IV) Comments on the draft of the Constitution establishing a parliamentary system

 

In this draft power is concentrated with the Head of Government, whereas the competences of the President elected by Parliament are generally restricted to the traditional competences of a weak Head of State in a Parliamentary system. There are only two important exceptions: The President – and not the Head of State – is given the right to veto parliamentary laws. The veto can be overruled by a 2/3 majority, in the case of constitutional laws by a ¾ majority. Furthermore the President can issue decrees and regulation without any limitation as to the substance matter.

 

The Head of Government as well as the members of Government are elected by Parliament. The Head of Government has to be proposed by the strongest party (Art. 45.3). This is questionable since the decisive point is not which party is strongest within parliament on its own but which candidate is most likely to be able to build a coalition which comprises the majority of seats within parliament. The other members of Government are proposed by the Head of Government. If the Parliament does not succeed in forming a Government within four weeks, the President has to dissolve the Parliament (Art. 34.5). The Government is responsible in relation to the Parliament. A vote of no confidence can be directed only towards the Government and the Head of Government (Art. 33.1.8), seems to be possible only after the report of activities of the Government and is successful on the basis of a 2/3 majority (Art. 46.3).

 

It is highly questionable if this concept of a Parliamentary system would work under the present conditions in Kyrgyzstan as there is no stable party system.
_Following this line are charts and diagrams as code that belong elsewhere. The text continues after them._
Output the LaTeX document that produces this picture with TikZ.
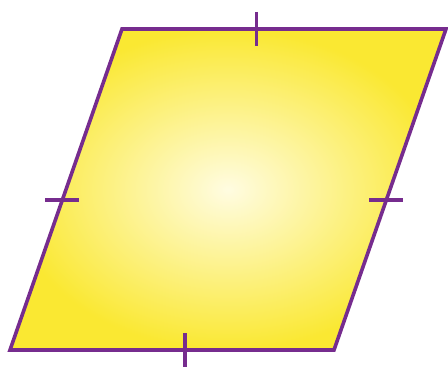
\documentclass[tikz,border=0pt]{standalone}
\usepackage{xcolor}
\usepackage{tikz}
\usetikzlibrary{calc}
\definecolor{rhombPurple}{RGB}{118,44,142}
\definecolor{rhombYellow}{RGB}{250,232,50}
\definecolor{rhombGlow}{RGB}{255,252,225}

\begin{document}
\begin{tikzpicture}[x=1pt,y=-1pt]
    \useasboundingbox (0,0) rectangle (448,369);

    % corners
    \coordinate (tl) at (122,29);
    \coordinate (tr) at (446,29);
    \coordinate (br) at (334,350);
    \coordinate (bl) at (10,350);

    % body
    \shade[inner color=rhombGlow, outer color=rhombYellow]
        (tl) -- (tr) -- (br) -- (bl) -- cycle;
    \draw[rhombPurple, line width=3.6pt, line join=miter]
        (tl) -- (tr) -- (br) -- (bl) -- cycle;

    % equal-side marks
    \draw[rhombPurple, line width=3.2pt] ($(tl)!0.415!(tr)$) ++(0,-17) -- ++(0,34);
    \draw[rhombPurple, line width=3.2pt] ($(bl)!0.54!(br)$) ++(0,-17) -- ++(0,34);
    \draw[rhombPurple, line width=3.2pt] ($(bl)!0.467!(tl)$) ++(-17,0) -- ++(34,0);
    \draw[rhombPurple, line width=3.2pt] ($(br)!0.467!(tr)$) ++(-17,0) -- ++(34,0);
\end{tikzpicture}
\end{document}
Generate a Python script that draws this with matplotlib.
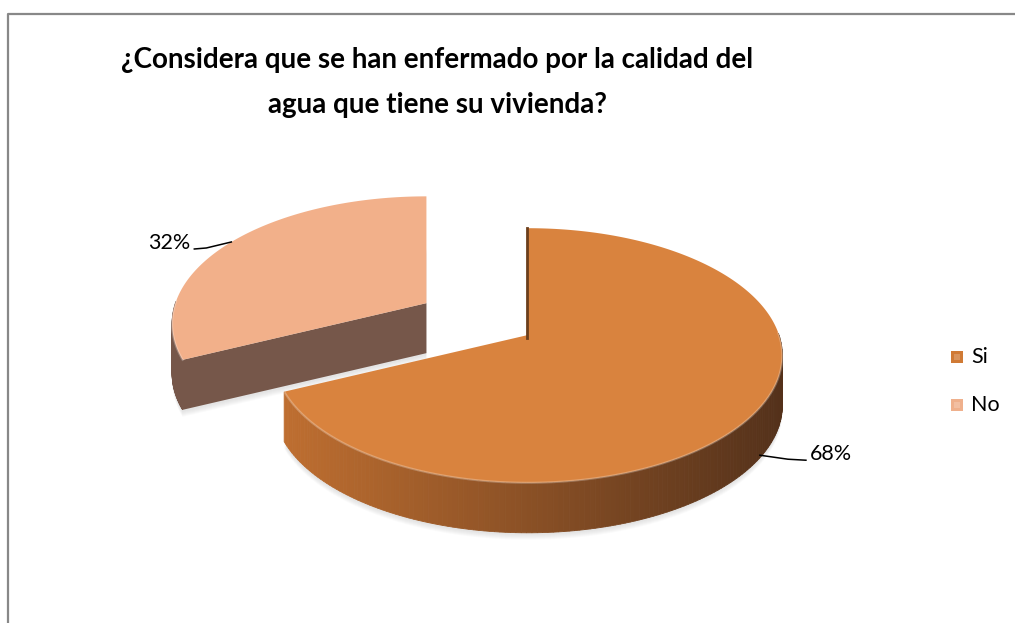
import numpy as np
import matplotlib.pyplot as plt
from matplotlib.colors import to_rgb
from matplotlib.patches import Polygon, Rectangle


categories = ["Si", "No"]
values = [68, 32]
pct_labels = ["68%", "32%"]
title_lines = ["¿Considera que se han enfermado por la calidad del",
               "agua que tiene su vivienda?"]

# look of the 3d pie (pixels, y grows downward)
CX, CY = 528, 335
RX, RY = 251, 124
PERSP = 0.161
DEPTH = 50
EXPLODE = [0.0, 0.5]
TOP = ["#D9833E", "#F2B08A"]
SIDE_LIGHT = ["#BE6E30", "#76574A"]
SIDE_DARK = ["#52301A", "#6E5040"]
LEG = ["#D07A35", "#EFB08C"]

plt.rcParams["font.family"] = ["Lato", "DejaVu Sans"]


def project(u, v, z=0.0):
    s = 1.0 / (1.0 + PERSP * v)
    return CX + u * RX * s, CY - v * RY * s + z


def side_color(i, x):
    a = np.clip((x - 285) / (790 - 285), 0, 1)
    return np.array(to_rgb(SIDE_LIGHT[i])) * (1 - a) + np.array(to_rgb(SIDE_DARK[i])) * a


fig = plt.figure(figsize=(10.16, 6.23), dpi=100)
ax = fig.add_axes([0, 0, 1, 1])
ax.set_xlim(0, 1016)
ax.set_ylim(623, 0)
ax.axis("off")

# slice angles, clockwise from twelve o'clock; pulled-out slices are
# shifted on screen
spans = 2 * np.pi * np.array(values) / sum(values)
slices = []
t0 = np.pi / 2
for i, sp in enumerate(spans):
    t1 = t0 - sp
    mid = t0 - sp / 2
    ox, oy = project(EXPLODE[i] * np.cos(mid), EXPLODE[i] * np.sin(mid))
    slices.append((t1, t0, mid, ox - CX, oy - CY))
    t0 = t1


def pt(i, t, z=0.0):
    _, _, _, dx, dy = slices[i]
    x, y = project(np.cos(t), np.sin(t), z)
    return x + dx, y + dy


def draw_slice(i):
    t1, t0, mid, dx, dy = slices[i]
    t = np.linspace(t1, t0, 240)
    ax_, ay_ = CX + dx, CY + dy

    # soft shadow under the slice
    bx, by = pt(i, t, DEPTH)
    for k in range(6):
        pts = np.column_stack([np.r_[ax_, bx], np.r_[ay_ + DEPTH, by] + 2 + k])
        ax.add_patch(Polygon(pts, closed=True, fc="#808080", ec="none", alpha=0.035))

    # flat cut faces that look toward the viewer
    for te, sgn in ((t1, -1), (t0, 1)):
        if np.sin(te + sgn * np.pi / 2) < -0.05:
            ex, ey = pt(i, te)
            pts = [(ax_, ay_), (ex, ey), (ex, ey + DEPTH), (ax_, ay_ + DEPTH)]
            ax.add_patch(Polygon(pts, closed=True, fc=SIDE_LIGHT[i], ec="none"))

    # outer wall, front half only
    tf = t[np.sin(t) < 0.02]
    if tf.size > 1:
        px, py = pt(i, tf)
        for j in range(len(tf) - 1):
            c = side_color(i, px[j])
            pts = [(px[j], py[j]), (px[j + 1], py[j + 1]),
                   (px[j + 1], py[j + 1] + DEPTH), (px[j], py[j] + DEPTH)]
            ax.add_patch(Polygon(pts, closed=True, fc=c, ec=c, lw=0.6))

    # top face
    tx, ty = pt(i, t)
    pts = np.column_stack([np.r_[ax_, tx], np.r_[ay_, ty]])
    ax.add_patch(Polygon(pts, closed=True, fc=TOP[i], ec="none"))
    if tf.size > 1:
        px, py = pt(i, tf)
        ax.plot(px, py, color="white", alpha=0.25, lw=1.5)


draw_slice(1)
draw_slice(0)

# dark seam along the Si cut at twelve o'clock
t1, t0, mid, dx, dy = slices[0]
ex, ey = pt(0, t0)
ax.plot([CX + dx - 1, ex - 1], [CY + dy + 3, ey], color="#6B3E1C", lw=2)

# percentage labels with leader lines
for i, lab in enumerate(pct_labels):
    t1, t0, mid, dx, dy = slices[i]
    z = DEPTH * 0.95 if np.sin(mid) < 0 else 0.0
    px, py = pt(i, mid, z)
    if np.cos(mid) > 0:
        xs = [px, px + 28, px + 46]
        ys = [py, py + 4, py + 5]
        ax.text(xs[-1] + 4, ys[-1] - 6, lab, fontsize=15.5, ha="left", va="center")
    else:
        xs = [px, px - 25, px - 37]
        ys = [py, py + 6, py + 7]
        ax.text(xs[-1] - 4, ys[-1] - 6, lab, fontsize=15.5, ha="right", va="center")
    ax.plot(xs, ys, color="black", lw=1.1)

# legend
for i, cat in enumerate(categories):
    y = 357 + i * 48
    ax.add_patch(Rectangle((951, y - 6), 12, 12, fc=LEG[i], ec="none"))
    ax.add_patch(Rectangle((954, y - 3), 6, 6, fc="white", ec="none", alpha=0.2))
    ax.text(971, y, cat, fontsize=15.5, va="center", ha="left")

for k, line in enumerate(title_lines):
    ax.text(437, 68 + 45 * k, line, fontsize=20, fontweight="bold",
            ha="center", va="baseline")

# chart frame (only top and left edges show)
ax.plot([7.5, 7.5, 1015], [623, 13.5, 13.5], color="#888888", lw=1.6,
        solid_capstyle="butt")

fig.savefig("out.png", dpi=100)
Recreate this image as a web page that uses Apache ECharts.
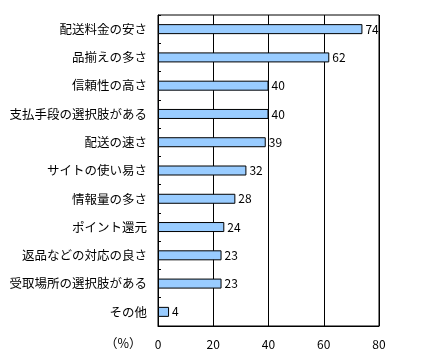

It might happen quite often that the four weeks period for forming a Government elapses without the formation of a new Government and Parliament has to be dissolved. That might lead to a very instable system.

 

 

                        V)        Summary

 

It has to be welcomed that all three drafts contain important improvements with respect to the protection of human rights and the independence of the judiciary. Nevertheless some problems remain in these areas and the abolition of the Constitutional Court constitutes a step backwards.

 

As regards the separation and balance of powers, none of the three drafts seems satisfactory. The draft based on a presidential system provides for practically unlimited power of the President and would be a step back with respect to the democratic standards already achieved. The draft based on a parliamentary system does not seem functional. In the absence of a Prime Minister the draft establishing a mixed system seems more like a draft establishing a presidential system which is more balanced than in the first draft. The influence of the President on the legislative process also remains too strong. This draft would also have to be reviewed.

 

None of the three drafts should therefore be adopted without major amendments. In this respect it would be advisable to look again at the draft Constitution prepared in June 2005 within the Constitutional Council, which contained many positive elements, and the opinion of the Venice Commission on this text. By combining the positive aspects of this draft with the positive aspects of the three drafts examined here, it should be possible to arrive at a text which substantially improves the constitutional situation in the Kyrgyz Republic.